Renewed Focus on Writing, Grammar, Punctuation in Australian State’s New Curriculum

Renewed Focus on Writing, Grammar, Punctuation in Australian State’s New Curriculum
The New South Wales government is proposing a more explicit focus on writing skills in English and rote learning in Maths after decades of declining performances. (klimkin/Pixabay)
Rebecca Zhu
3/18/2022
Updated:
3/18/2022

The New South Wales (NSW) education curriculum for Years 3 to 10 will be undergoing major changes as policymakers attempt to address the issue of deteriorating performance.

The draft curriculum, which was published on Friday for consultation, proposes the shift back towards rote learning in maths and places greater emphasis on writing skills.

This builds on the draft curriculum for K to 2, released in late-2021, that made the learning of phonics compulsory again.

The proposed curriculum will also make the teaching of writing the responsibility of English teachers.

At present, all teachers are expected to teach students how to write in the required style of their subjects.
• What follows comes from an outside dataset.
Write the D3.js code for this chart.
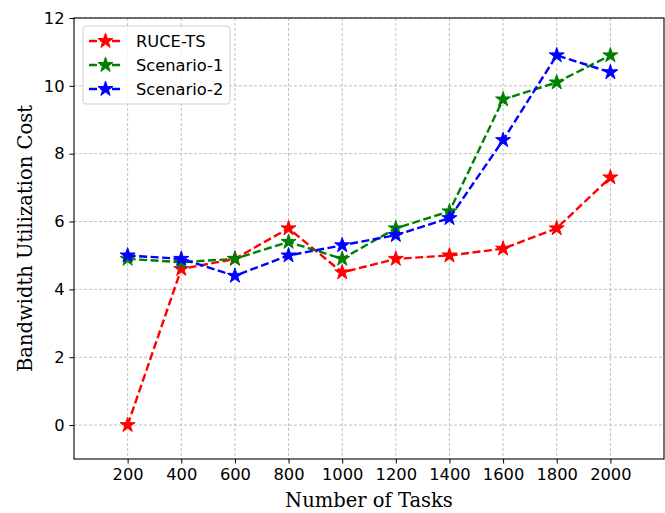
<!DOCTYPE html>
<html>
<head>
<meta charset="utf-8">
<script src="https://cdn.jsdelivr.net/npm/d3@7"></script>
<style>
  body { margin: 0; background: #fff; }
  svg { display: block; }
  .tick text { font-family: 'DejaVu Sans', sans-serif; font-size: 16.3px; fill: #000; }
  .axis-label { font-family: 'DejaVu Serif', serif; font-size: 19.5px; fill: #000; }
  .legend text { font-family: 'DejaVu Sans', sans-serif; font-size: 16.3px; fill: #000; }
</style>
</head>
<body>
<svg id="chart" width="665" height="513"></svg>
<script>
// DATA
const tasks = [200, 400, 600, 800, 1000, 1200, 1400, 1600, 1800, 2000];
const ruceTs = [0, 4.6, 4.9, 5.8, 4.5, 4.9, 5.0, 5.2, 5.8, 7.3];
const scenario1 = [4.9, 4.8, 4.9, 5.4, 4.9, 5.8, 6.3, 9.6, 10.1, 10.9];
const scenario2 = [5.0, 4.9, 4.4, 5.0, 5.3, 5.6, 6.1, 8.4, 10.9, 10.4];
const yTicks = [0, 2, 4, 6, 8, 10, 12];

const series = [
  { name: 'RUCE-TS', color: '#ff0000', values: ruceTs },
  { name: 'Scenario-1', color: '#008000', values: scenario1 },
  { name: 'Scenario-2', color: '#0000ff', values: scenario2 }
];

// SETUP
let svg = d3.select('#chart'),
  margin = { top: 18, right: 1, bottom: 54, left: 74 },
  width = 665 - margin.left - margin.right,
  height = 513 - margin.top - margin.bottom;

let x = d3.scaleLinear().domain([0, 2200]).range([0, width]),
  y = d3.scaleLinear().domain([-1, 12]).range([height, 0]);

let g = svg.append('g')
  .attr('transform', 'translate(' + margin.left + ',' + margin.top + ')');

// GRID
const grid = g.append('g').attr('class', 'grid');
grid.selectAll('.gx').data(tasks).enter().append('line')
  .attr('x1', d => x(d)).attr('x2', d => x(d))
  .attr('y1', 0).attr('y2', height);
grid.selectAll('.gy').data(yTicks).enter().append('line')
  .attr('x1', 0).attr('x2', width)
  .attr('y1', d => y(d)).attr('y2', d => y(d));
grid.selectAll('line')
  .attr('stroke', '#b0b0b0')
  .attr('stroke-width', 0.8)
  .attr('stroke-dasharray', '3,2');

// AXES
const xAxis = g.append('g')
  .attr('transform', 'translate(0,' + height + ')')
  .call(d3.axisBottom(x).tickValues(tasks).tickFormat(d3.format('d'))
    .tickSize(4.5).tickPadding(5).tickSizeOuter(0));
const yAxis = g.append('g')
  .call(d3.axisLeft(y).tickValues(yTicks).tickFormat(d3.format('d'))
    .tickSize(4.5).tickPadding(5).tickSizeOuter(0));
[xAxis, yAxis].forEach(a => {
  a.select('.domain').remove();
  a.selectAll('.tick line').attr('stroke', '#000').attr('stroke-width', 1);
});

// frame
g.append('rect')
  .attr('width', width).attr('height', height)
  .attr('fill', 'none').attr('stroke', '#000').attr('stroke-width', 1.1);

// LINES
const line = d3.line()
  .x((d, i) => x(tasks[i]))
  .y(d => y(d));
const star = d3.symbol().type(d3.symbolStar).size(70);

series.forEach(s => {
  g.append('path')
    .datum(s.values)
    .attr('d', line)
    .attr('fill', 'none')
    .attr('stroke', s.color)
    .attr('stroke-width', 2.4)
    .attr('stroke-dasharray', '8,3.5');
  g.append('g').selectAll('path')
    .data(s.values)
    .enter()
    .append('path')
    .attr('d', star)
    .attr('transform', (d, i) => 'translate(' + x(tasks[i]) + ',' + y(d) + ')')
    .attr('fill', s.color)
    .attr('stroke', s.color)
    .attr('stroke-width', 1);
});

// AXIS LABELS
svg.append('text')
  .attr('class', 'axis-label')
  .attr('x', margin.left + width / 2)
  .attr('y', 507)
  .attr('text-anchor', 'middle')
  .text('Number of Tasks');
svg.append('text')
  .attr('class', 'axis-label')
  .attr('transform', 'translate(32,' + (margin.top + height / 2) + ') rotate(-90)')
  .attr('text-anchor', 'middle')
  .text('Bandwidth Utilization Cost');

// LEGEND
const legend = svg.append('g').attr('class', 'legend');
legend.append('rect')
  .attr('x', 83).attr('y', 26).attr('width', 147).attr('height', 78)
  .attr('rx', 3)
  .attr('fill', '#fff').attr('fill-opacity', 0.8)
  .attr('stroke', '#d0d0d0');
series.forEach((s, i) => {
  const ly = 41 + i * 24;
  legend.append('line')
    .attr('x1', 89).attr('x2', 122).attr('y1', ly).attr('y2', ly)
    .attr('stroke', s.color).attr('stroke-width', 2.4)
    .attr('stroke-dasharray', '8,3.5');
  legend.append('path')
    .attr('d', star)
    .attr('transform', 'translate(105.5,' + ly + ')')
    .attr('fill', s.color).attr('stroke', s.color);
  legend.append('text')
    .attr('x', 136).attr('y', ly).attr('dy', '0.35em')
    .text(s.name);
});
</script>
</body>
</html>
For example, science teachers teach students how to write science reports with minimal emotive and descriptive language.

However, as a result, Australian writing standards across the board have dramatically declined during the recent decades, with one-in-five Year 9 students failing to meet the writing standard in 2018, according to NAPLAN results.
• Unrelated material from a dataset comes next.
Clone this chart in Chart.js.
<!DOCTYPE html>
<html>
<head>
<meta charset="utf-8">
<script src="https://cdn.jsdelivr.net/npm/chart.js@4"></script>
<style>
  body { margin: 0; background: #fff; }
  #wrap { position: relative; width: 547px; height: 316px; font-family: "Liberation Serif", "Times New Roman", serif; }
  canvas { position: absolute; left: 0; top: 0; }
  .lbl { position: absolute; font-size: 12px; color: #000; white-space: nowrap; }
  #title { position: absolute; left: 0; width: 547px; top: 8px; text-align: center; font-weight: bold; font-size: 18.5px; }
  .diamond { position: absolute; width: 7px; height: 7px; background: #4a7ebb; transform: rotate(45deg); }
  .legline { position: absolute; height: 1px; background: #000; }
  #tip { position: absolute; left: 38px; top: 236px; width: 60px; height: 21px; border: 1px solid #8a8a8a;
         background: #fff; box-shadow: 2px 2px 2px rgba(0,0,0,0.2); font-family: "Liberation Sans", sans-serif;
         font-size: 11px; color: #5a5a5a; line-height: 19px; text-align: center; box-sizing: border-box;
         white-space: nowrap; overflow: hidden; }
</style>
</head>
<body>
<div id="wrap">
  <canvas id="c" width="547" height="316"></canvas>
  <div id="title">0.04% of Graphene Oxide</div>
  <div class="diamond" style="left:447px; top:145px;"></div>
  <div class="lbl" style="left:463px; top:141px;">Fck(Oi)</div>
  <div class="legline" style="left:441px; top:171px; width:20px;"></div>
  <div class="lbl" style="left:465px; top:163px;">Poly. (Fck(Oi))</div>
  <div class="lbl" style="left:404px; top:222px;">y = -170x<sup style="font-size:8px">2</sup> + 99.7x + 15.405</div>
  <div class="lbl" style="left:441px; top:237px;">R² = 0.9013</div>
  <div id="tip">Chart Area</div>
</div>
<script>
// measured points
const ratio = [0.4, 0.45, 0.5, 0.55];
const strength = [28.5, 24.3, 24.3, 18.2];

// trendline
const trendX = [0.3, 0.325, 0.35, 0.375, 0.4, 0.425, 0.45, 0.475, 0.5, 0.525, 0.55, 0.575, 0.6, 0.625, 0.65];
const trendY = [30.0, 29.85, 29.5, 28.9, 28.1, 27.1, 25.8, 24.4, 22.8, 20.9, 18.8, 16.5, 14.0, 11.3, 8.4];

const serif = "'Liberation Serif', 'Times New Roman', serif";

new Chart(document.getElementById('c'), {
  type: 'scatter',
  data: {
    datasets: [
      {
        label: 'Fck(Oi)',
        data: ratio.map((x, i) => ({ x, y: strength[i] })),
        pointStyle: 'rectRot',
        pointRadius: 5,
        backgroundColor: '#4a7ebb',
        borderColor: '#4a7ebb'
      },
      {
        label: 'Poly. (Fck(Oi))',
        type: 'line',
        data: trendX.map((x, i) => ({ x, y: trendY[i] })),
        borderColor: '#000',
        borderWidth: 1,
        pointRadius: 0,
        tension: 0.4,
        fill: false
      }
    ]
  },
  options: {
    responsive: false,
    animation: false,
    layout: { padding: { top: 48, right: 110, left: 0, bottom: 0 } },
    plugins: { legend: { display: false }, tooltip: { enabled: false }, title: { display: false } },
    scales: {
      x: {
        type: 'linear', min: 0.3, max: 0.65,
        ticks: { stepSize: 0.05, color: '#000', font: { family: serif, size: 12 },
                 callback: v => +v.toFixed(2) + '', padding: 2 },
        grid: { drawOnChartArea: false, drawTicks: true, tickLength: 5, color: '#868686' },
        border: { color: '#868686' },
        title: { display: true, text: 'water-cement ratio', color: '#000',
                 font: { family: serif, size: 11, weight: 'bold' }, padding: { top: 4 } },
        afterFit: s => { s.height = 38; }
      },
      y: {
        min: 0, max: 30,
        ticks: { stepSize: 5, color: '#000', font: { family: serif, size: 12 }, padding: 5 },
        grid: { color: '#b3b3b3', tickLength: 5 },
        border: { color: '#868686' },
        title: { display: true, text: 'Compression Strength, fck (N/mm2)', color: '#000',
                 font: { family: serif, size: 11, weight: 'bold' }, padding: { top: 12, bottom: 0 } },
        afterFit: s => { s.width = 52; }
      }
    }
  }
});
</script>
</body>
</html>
Glenn Fahey, an expert in education policy, told The Epoch Times that Year 9 NAPLAN results for writing are the best prediction for how students perform after they finish school.

Fahey said the problem was that all students entering high school were assumed to already have good foundational writing skills and expected to simply pick up different styles for different subjects.
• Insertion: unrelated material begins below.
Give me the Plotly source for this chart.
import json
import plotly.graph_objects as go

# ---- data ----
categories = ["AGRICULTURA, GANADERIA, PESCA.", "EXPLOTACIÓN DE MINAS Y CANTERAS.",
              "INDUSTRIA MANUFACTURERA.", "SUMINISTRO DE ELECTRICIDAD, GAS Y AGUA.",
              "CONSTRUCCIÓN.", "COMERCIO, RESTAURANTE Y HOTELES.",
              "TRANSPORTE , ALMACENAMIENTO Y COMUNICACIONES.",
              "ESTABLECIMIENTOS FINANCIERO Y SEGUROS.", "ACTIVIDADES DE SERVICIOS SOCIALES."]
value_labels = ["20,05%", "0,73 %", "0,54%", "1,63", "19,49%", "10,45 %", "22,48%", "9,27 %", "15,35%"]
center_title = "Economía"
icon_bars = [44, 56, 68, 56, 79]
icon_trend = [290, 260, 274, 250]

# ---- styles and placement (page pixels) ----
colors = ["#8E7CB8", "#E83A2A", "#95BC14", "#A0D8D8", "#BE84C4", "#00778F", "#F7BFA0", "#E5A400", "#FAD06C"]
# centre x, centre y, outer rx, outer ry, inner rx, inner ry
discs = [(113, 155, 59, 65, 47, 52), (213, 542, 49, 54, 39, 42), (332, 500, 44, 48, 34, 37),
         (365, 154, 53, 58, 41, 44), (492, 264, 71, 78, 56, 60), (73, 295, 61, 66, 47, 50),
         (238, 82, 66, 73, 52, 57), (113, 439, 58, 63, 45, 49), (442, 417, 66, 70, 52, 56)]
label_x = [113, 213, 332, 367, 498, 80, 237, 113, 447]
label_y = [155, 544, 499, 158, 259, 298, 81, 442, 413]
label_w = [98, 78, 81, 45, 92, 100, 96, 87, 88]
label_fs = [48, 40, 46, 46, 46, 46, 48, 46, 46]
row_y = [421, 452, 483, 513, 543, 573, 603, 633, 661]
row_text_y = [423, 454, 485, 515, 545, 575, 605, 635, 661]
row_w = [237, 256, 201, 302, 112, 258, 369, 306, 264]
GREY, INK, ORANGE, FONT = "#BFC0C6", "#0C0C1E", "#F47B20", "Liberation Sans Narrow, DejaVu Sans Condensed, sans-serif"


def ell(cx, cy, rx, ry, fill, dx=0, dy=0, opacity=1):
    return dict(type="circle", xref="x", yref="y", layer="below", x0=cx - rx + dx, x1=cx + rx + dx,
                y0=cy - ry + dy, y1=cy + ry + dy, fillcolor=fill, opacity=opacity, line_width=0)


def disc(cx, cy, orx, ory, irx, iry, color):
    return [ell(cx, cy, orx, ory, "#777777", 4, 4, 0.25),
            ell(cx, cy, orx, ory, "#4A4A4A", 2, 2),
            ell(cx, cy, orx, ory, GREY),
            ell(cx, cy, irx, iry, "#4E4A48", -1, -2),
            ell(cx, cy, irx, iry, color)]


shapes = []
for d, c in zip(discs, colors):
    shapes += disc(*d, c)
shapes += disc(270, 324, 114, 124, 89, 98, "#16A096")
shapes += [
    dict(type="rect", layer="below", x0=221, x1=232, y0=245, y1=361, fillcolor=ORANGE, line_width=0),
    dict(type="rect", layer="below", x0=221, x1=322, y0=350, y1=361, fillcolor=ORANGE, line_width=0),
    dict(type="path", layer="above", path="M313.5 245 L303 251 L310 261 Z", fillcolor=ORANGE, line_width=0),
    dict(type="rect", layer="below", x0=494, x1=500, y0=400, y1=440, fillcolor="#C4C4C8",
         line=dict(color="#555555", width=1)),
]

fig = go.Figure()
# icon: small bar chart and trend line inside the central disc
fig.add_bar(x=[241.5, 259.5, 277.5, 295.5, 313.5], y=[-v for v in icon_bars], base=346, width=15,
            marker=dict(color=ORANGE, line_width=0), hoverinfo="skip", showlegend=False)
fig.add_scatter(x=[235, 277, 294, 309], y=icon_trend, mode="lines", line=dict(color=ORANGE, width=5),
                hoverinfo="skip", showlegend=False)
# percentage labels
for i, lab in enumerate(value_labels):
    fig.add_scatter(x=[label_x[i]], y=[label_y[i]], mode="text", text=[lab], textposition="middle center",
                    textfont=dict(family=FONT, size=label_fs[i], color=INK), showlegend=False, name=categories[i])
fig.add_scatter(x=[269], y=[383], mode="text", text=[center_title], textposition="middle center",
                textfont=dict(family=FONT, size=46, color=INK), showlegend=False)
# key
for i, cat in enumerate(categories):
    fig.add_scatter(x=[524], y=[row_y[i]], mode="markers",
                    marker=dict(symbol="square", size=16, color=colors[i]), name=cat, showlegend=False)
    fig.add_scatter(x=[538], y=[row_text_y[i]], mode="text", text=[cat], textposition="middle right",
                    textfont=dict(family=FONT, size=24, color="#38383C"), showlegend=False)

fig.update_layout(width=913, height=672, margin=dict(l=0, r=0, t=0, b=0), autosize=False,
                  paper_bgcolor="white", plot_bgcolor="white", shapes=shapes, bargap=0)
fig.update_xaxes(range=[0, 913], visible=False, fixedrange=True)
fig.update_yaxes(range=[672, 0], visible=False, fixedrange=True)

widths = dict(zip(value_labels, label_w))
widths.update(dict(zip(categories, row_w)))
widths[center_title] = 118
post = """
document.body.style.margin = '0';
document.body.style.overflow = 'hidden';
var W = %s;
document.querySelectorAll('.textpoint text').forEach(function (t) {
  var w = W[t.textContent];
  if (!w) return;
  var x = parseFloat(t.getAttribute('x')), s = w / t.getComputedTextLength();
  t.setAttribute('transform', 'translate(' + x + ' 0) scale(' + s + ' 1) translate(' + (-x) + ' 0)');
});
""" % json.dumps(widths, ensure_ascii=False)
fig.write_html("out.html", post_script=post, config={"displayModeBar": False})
“Of course, many students are not effective writers by the time they start school and even by the time they finish high school,” he said.

Traditionally, English teachers would drill the fundamentals of writing, including grammar, sentence structure, and punctuation. However, English teachers today emphasise the study of literature and narrative over the development of writing.

“In fact, there is already some resistance on the basis that some English teachers don’t feel that they should be required to teach writing in a range of genres,” Fahey said. “They say it’s beyond the remit of the English subject to do them.”

The English Teachers Association told Sydney Morning Herald that the changes would hand them an “unnecessary burden” because of the different literacy skills between subjects.

“Returning sentence structure and all of that kind of stuff purely to English I think is unfortunate,” ETA Executive Officer Eva Gold said.
Living books bring the subject to life. (Evgeny Atamanenko/Shutterstock)
Living books bring the subject to life. (Evgeny Atamanenko/Shutterstock)

Due to decades of declining writing standards, many present day English teachers themselves lack the confidence to teach writing fundamentals.

A survey of over 4,000 teachers in NSW across all subjects revealed that half self-identified as being underprepared for the task of “teaching writing” (pdf).

Caroline Di Russo, a consultant at CX Law, said she has had to explain punctuation to law graduates before.

“I do not know how you ... wind up as a graduate in a top tier law firm and you don’t know how to use a possessive apostrophe,” Di Russo told Sky News Australia.
In the maths curriculum, there is also a shift back to focusing on more traditional, instructional learning approaches, involving the rote learning of basic maths fundamentals.

Fahey said a greater emphasis on memorisation would be welcomed because, by international standards, Australian educators don’t emphasise the practice enough.

“One reason why rote memorisation and routine problems are important [in maths] is because it develops the automaticity of students,” he said. “Without having routinely applied certain algorithms and certain arithmetic, students have to try and solve the problem each and every time they encounter it.”

The national curriculum is also currently going through its final review before concluding in April. The NSW curriculum will likely move in lockstep and follow the direction of the national one.
The NSW Education Standards Authority is welcoming public feedback on the proposed curriculum until May 2.